Loving and hating your corporate servitude
First of all, there is no "changing it from the inside". It just doesn't exist. Whatever corporation or scummy organization you can think of, if it's large or successful or both it got that way for a reason. And that reason is not "openness to radical change". It's certainly not "openness to radical change by someone 8 tiers lower on the totem pole than the CEO". Even if such a thing were possible, in the amount of time and effort it would take you to properly infilitrate this (hypoethical I swear!) corporation, you would be forever changed by it. Scarred. Re-educated. When the moment came to finally pull the "stop doing evil" lever, you wouldn't be able to do it. You would be assimilated.
You're also not enacting much effective change if you're working a job where you can't afford your rent. For all their mealy-mouthed apologies for their massive fuck ups; all their coercion towards corporate groupthink; all their fundamental disservice to the world and even their own customers; all their ultimate submission to whatever they think their shareholders want, they still pay pretty damn well.
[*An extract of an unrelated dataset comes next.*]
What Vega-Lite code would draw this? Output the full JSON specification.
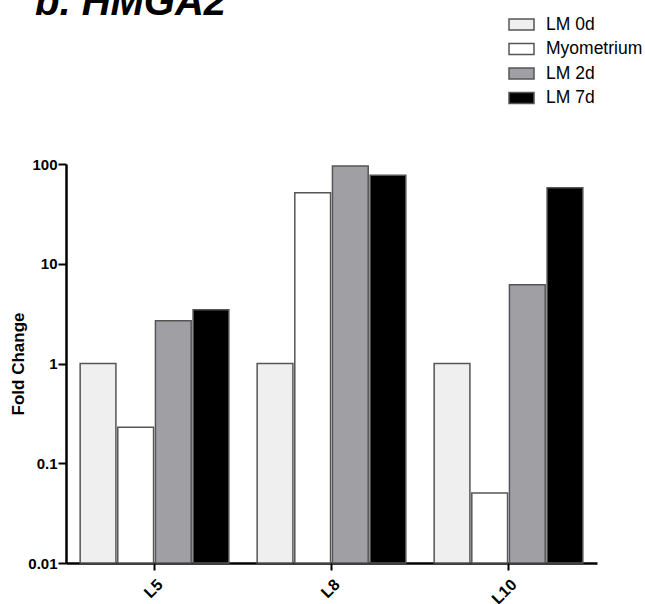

Your aspirational and idealistic 17 year old self would say to you now, "Fuck you. Fuck those corporate overlords. Just fucking walk." And theoretically you could. There are places you could live and jobs you could have that aren't in direct service of a coming privacy-drained Big Tech distopia. Radical change starts with the self, after all. What better way to stick it to them and simultaneously eliminate the constant cognitive dissonance of being a corporate lackey than to set out in a scary new direction?
Why not today? Why not now? Why not?
Because it's scary. Fear is a powerful motivator of human behavior, and it's very much on your mind here. What if I can't find a new job? What if I end up in just a different evil job? What if I can't pay my family's medical bills? Do I really want to trade comfort and some cognitive dissonance for discomfort and uncertainty?
The uncertainty is the real killer. The real doubt isn't whether it's possible, it's whether it would even be worth it. At the end of the day, after you've told your boss to stick his quarterly goals up his ass, the Evil Company is still there, still doing what they've always done. Your brand new shiny "clear conscious", which you put everything on the line for, may not even be as great as it seemed when you resigned for moral reasons. Would any of it really be worth it?
Bravery isn't the quality of not being afraid. It's the quality of being afraid, but acting anyway. And if cowardice is the opposite of bravery, than you are a coward. But cowardice is comfortable and cowardice pays the bills. Sometimes it's easier to accept yourself as a coward than to enact bravery in the face of an uncertain future.